Savings or Mortgage Overpayments?


The one thing that is standing in the way of most people truly achieving financial freedom is the monthly mortgage repayments. With this alone taking up a significant proportion of anyone’s income it should come as no surprise that many people can’t afford to retire early or take a gap year from work and travel purely because of mortgage commitments.

One of the first steps many take when looking to work towards financial freedom is starting a savings account and investing as much as they possibly can into this, but is this the right way to go? Due to our continued low interest rates, savings accounts are now offering very little return. The best buys as far as the savings account market goes are a fixed rate 1.99% for one year, 1.75% for an easy access account and 2% on an ISA.

Looking at the maths, the answer is pretty clear. Saving £100 per month over the course of 2 years in an account with a 2% interest rate, you will have made £2446.57. Only a £46.57 return on your initial contributions.

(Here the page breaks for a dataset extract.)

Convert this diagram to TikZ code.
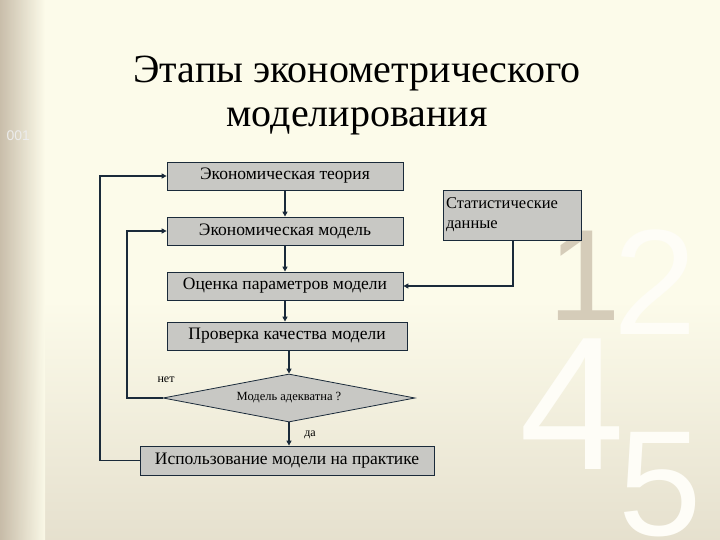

On a £150,000, 4% interest rate mortgage you will be paying approximately £790 per month. If you then overpay £100 per month instead of placing this in your savings account after two years and £2400 your remaining debt will have been reduced by £2503. This £103 saving on mortgage interest fees is therefore more than double with what you could have received from saving your money!

If you then continued to make a £100 overpayment for the duration of your mortgage you will reduce the term by 4 years and 5 months and save over £17,000 in interest! This will of course be a greater saving if your mortgage has a higher interest rate! As food for thought, a £200 overpayment per month would reduce your mortgage term by 7 years and 6 months, getting you to financial freedom earlier than you may have previously thought possible!

Granted, you should always have some level of savings in case of an emergency, with the economy still in its relatively uncertain state we cannot become too complacent. Offset mortgages are perfect for those who want to reduce the cost of their mortgage whilst still having access to their savings!  With these mortgages you ‘offset’ the savings against the mortgage get and instead of earning interest on your savings you get a reduction on the interest charged on your mortgage. This can be potentially complex and will involve remortgaging (which is likely to result in a cheaper mortgage anyway as mortgage rates are at rock bottom lows right now) and changing your current and savings accounts so you should always discuss the pros and cons of this with a financial advisor, a dedicated mortgage broker or your current bank who may be able to switch you to their offset products. RBS have a useful calculator which can give you an approximate idea of how much you could save in interest costs and your mortgage term by switching to an offset mortgage here.

Do you save or make mortgage overpayments?

One Response to Savings or Mortgage Overpayments?

  1. JoeTaxpayer says:

    With mortgage rates so low, the ‘last’ thing someone should do is pay early. First is to be sure they are depositing to any match retirement account. (popular in the US, not sure if UK has similar plans.) Second, pay off any high interest debt. Yes, I’d seen people to be paying off their 4% mortgage but still paying 18% on a charge card. Third, fund the emergency account to 9-12 months’ expenses.

    Last – decide between investing long term with the risk that brings, vs the fixed rate savings of the mortgage. Paying the mortgage early really is choosing a long term fixed rate that’s guaranteed. The market of course has its ups and downs, so the potential 8-10% return brings risk.